The Bangladesh Inland Container Depots Association (BICDA) issued a circular explaining that the increase is driven by escalating operational costs, currency devaluation, and inflation. The decision comes at a critical time, as Bangladesh’s garment sector prepares to face a 35% reciprocal tariff imposed by the United States starting 1st August.
Under the new rates, the export stuffing package charge for a 20-foot container will increase from Taka 6,187 to Taka 9,900, while a 40-foot container’s charge will jump from Taka 8,250 to Taka 13,200. Additional fees such as landing charges will also see an upward revision, rising from Taka 207 per tonne to Taka 270. Similarly, the CFS storage charge will increase from Taka 29 to Taka 45.
In 2024, ICDs handled approximately 7.50 lakh TEUs of export containers, with over 80% being 40-foot containers. The new charges could lead to an additional Taka 300 crore annually in logistics expenses, assuming export volumes stay constant.
Md Ruhul Amin Sikder, Secretary General of BICDA, defended the decision, stating that charges had remained largely unchanged for over a decade. He said that transport costs on the Dhaka-Chattogram highway have increased by more than Taka 20,000 in recent years, yet there has been no protest. This adjustment is necessary for the financial survival of ICD operators.

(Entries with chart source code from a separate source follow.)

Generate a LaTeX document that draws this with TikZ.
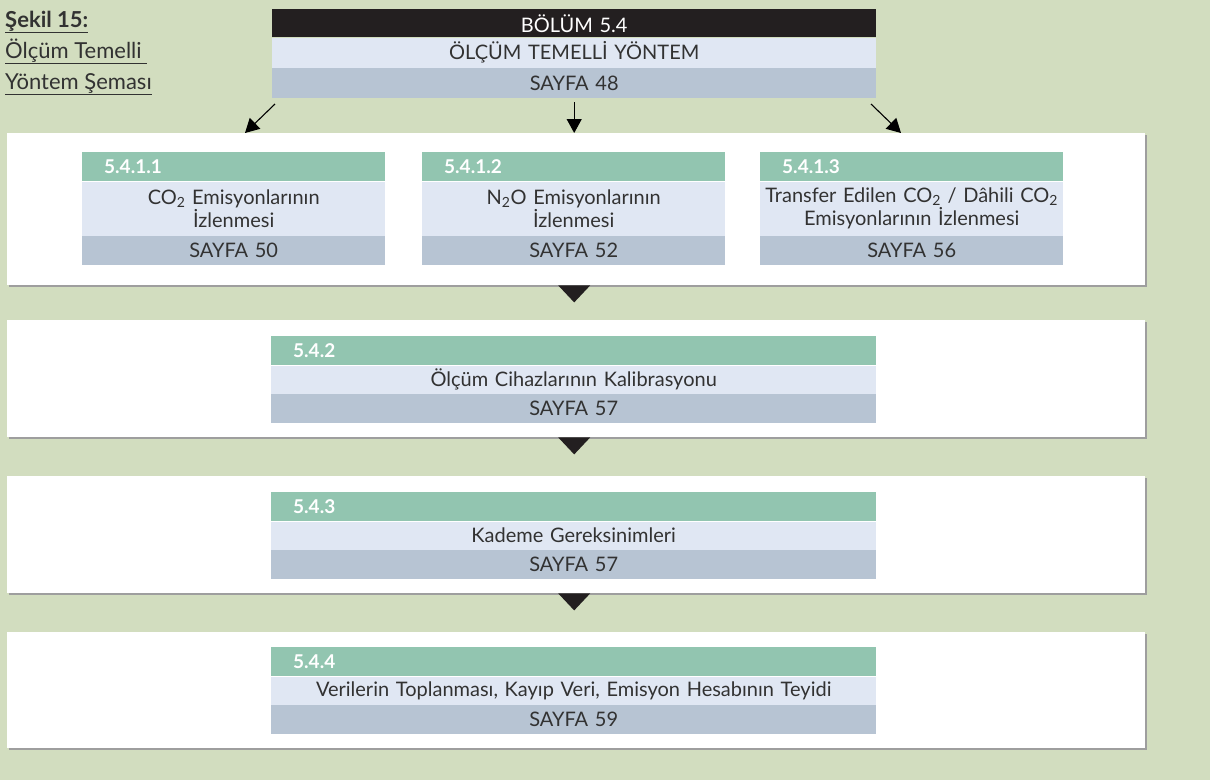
\documentclass[tikz,border=0pt]{standalone}
\usepackage{fontspec}
\setmainfont{Lato}
\usetikzlibrary{arrows.meta,shadows}
\definecolor{bggreen}{RGB}{210,221,191}
\definecolor{hdrgreen}{RGB}{146,197,176}
\definecolor{rowlight}{RGB}{224,231,243}
\definecolor{rowgray}{RGB}{183,196,211}
\definecolor{hdrblack}{RGB}{35,31,32}
\definecolor{txtgray}{RGB}{50,50,50}

\begin{document}
\begin{tikzpicture}[x=1pt,y=-1pt,
    every node/.style={font=\fontsize{20}{23}\selectfont, text=txtgray, inner sep=0pt, anchor=north west},
    panel/.style={fill=white, minimum width=1138pt, drop shadow={shadow xshift=2pt, shadow yshift=-2pt, fill=black!38, opacity=1}},
    numhdr/.style={fill=hdrgreen, text=white, font=\fontsize{19}{22}\selectfont\bfseries, minimum height=29pt, inner xsep=22pt, align=left},
    lightrow/.style={fill=rowlight, align=center},
    pagerow/.style={fill=rowgray, align=center, minimum height=29pt},
    caption/.style={anchor=base west, font=\fontsize{22}{25}\selectfont},
    arr/.style={line width=1.1pt, -{Triangle[length=14pt,width=15pt]}},
    tri/.style={fill=hdrblack}]

  \fill[bggreen] (0,0) rectangle (1210,780);

  % caption
  \node[caption, font=\fontsize{22}{25}\selectfont\bfseries] (cap1) at (5,27) {\underline{Şekil 15:}};
  \node[caption] (cap2) at (5,58) {\underline{Ölçüm Temelli\ }};
  \node[caption] (cap3) at (5,89) {\underline{Yöntem Şeması}};

  % chapter box
  \node[fill=hdrblack, text=white, minimum height=28pt, text width=604pt, align=center] (top) at (272,9) {BÖLÜM 5.4};
  \node[lightrow, minimum height=30pt, text width=604pt] (topname) at (top.south west) {ÖLÇÜM TEMELLİ YÖNTEM};
  \node[pagerow, minimum height=30pt, text width=604pt] (toppage) at (topname.south west) {SAYFA 48};

  % panels
  \node[panel, minimum height=152pt] (p1) at (7,133) {};
  \node[panel, minimum height=117pt] (p2) at (7,320) {};
  \node[panel, minimum height=117pt] (p3) at (7,476) {};
  \node[panel, minimum height=116pt] (p4) at (7,632) {};

  % arrows from the chapter box
  \coordinate (l-start) at (275,104);
  \coordinate (l-end) at (245,133);
  \coordinate (r-start) at (871,104);
  \coordinate (r-end) at (901,133);
  \draw[arr] (l-start) -- (l-end);
  \draw[arr] ([yshift=-4pt]toppage.south) -- (toppage.south |- p1.north);
  \draw[arr] (r-start) -- (r-end);

  % 5.4.1.x
  \node[numhdr, text width=259pt] (b1h) at (82,152) {5.4.1.1};
  \node[lightrow, minimum height=54pt, text width=303pt] (b1n) at (b1h.south west) {CO\textsubscript{2} Emisyonlarının\\İzlenmesi};
  \node[pagerow, text width=303pt] (b1p) at (b1n.south west) {SAYFA 50};

  \node[numhdr, text width=259pt] (b2h) at (422,152) {5.4.1.2};
  \node[lightrow, minimum height=54pt, text width=303pt] (b2n) at (b2h.south west) {N\textsubscript{2}O Emisyonlarının\\İzlenmesi};
  \node[pagerow, text width=303pt] (b2p) at (b2n.south west) {SAYFA 52};

  \node[numhdr, text width=259pt] (b3h) at (760,152) {5.4.1.3};
  \node[lightrow, minimum height=54pt, text width=303pt] (b3n) at (b3h.south west) {Transfer Edilen CO\textsubscript{2} / Dâhili CO\textsubscript{2}\\Emisyonlarının İzlenmesi};
  \node[pagerow, text width=303pt] (b3p) at (b3n.south west) {SAYFA 56};

  % 5.4.2
  \node[numhdr, text width=561pt] (c2h) at (271,336) {5.4.2};
  \node[lightrow, minimum height=28pt, text width=605pt] (c2n) at (c2h.south west) {Ölçüm Cihazlarının Kalibrasyonu};
  \node[pagerow, text width=605pt] (c2p) at (c2n.south west) {SAYFA 57};

  % 5.4.3
  \node[numhdr, text width=561pt] (c3h) at (271,492) {5.4.3};
  \node[lightrow, minimum height=28pt, text width=605pt] (c3n) at (c3h.south west) {Kademe Gereksinimleri};
  \node[pagerow, text width=605pt] (c3p) at (c3n.south west) {SAYFA 57};

  % 5.4.4
  \node[numhdr, text width=561pt] (c4h) at (271,647) {5.4.4};
  \node[lightrow, minimum height=28pt, text width=605pt] (c4n) at (c4h.south west) {Verilerin Toplanması, Kayıp Veri, Emisyon Hesabının Teyidi};
  \node[pagerow, text width=605pt] (c4p) at (c4n.south west) {SAYFA 59};

  % triangles between panels
  \fill[tri] (toppage.south |- p1.south) ++(-16,0) -- ++(32,0) -- ++(-16,17) -- cycle;
  \fill[tri] (toppage.south |- p2.south) ++(-16,0) -- ++(32,0) -- ++(-16,17) -- cycle;
  \fill[tri] (toppage.south |- p3.south) ++(-16,0) -- ++(32,0) -- ++(-16,17) -- cycle;
\end{tikzpicture}
\end{document}
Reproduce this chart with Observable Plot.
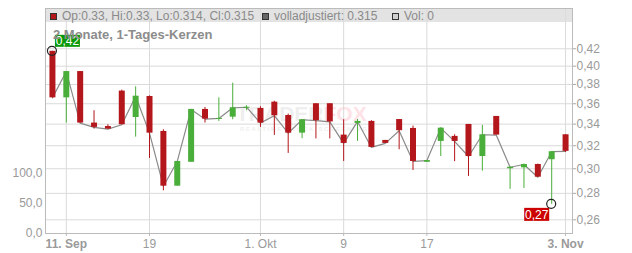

Trade leaders and exporters sharply criticized the rate hike, warning it could damage Bangladesh’s competitiveness amidst global economic uncertainties. Mahmud Hasan Khan, President of the Bangladesh Garment Manufacturers and Exporters Association (BGMEA), called the move “unacceptable,” especially given the impending US tariffs. He said BGMEA would seek discussions with BICDA to review the decision.
Syed M Tanvir, a BGMEA director, pointed out that although buyers usually bear logistics costs, the increased charges would eventually be passed onto exporters. He also highlighted issues such as inadequate deep seaports and delays at ports and customs that already inflate logistics costs.
Khairul Alam Sujan, former Vice President of the Bangladesh Freight Forwarders Association (BAFFA), echoed similar concerns, warning that rising costs could further undermine Bangladesh’s export sector, especially as global buyers seek alternative sourcing destinations.
With the export sector under mounting pressure from tariffs, logistical inefficiencies, and rising costs, the recent ICD rate hike is expected to become a focal point of trade discussions in the coming weeks. Exporters are calling for urgent dialogue with authorities to reconsider or stagger the implementation of the new rates to prevent further economic strain on Bangladesh’s vital foreign trade industry.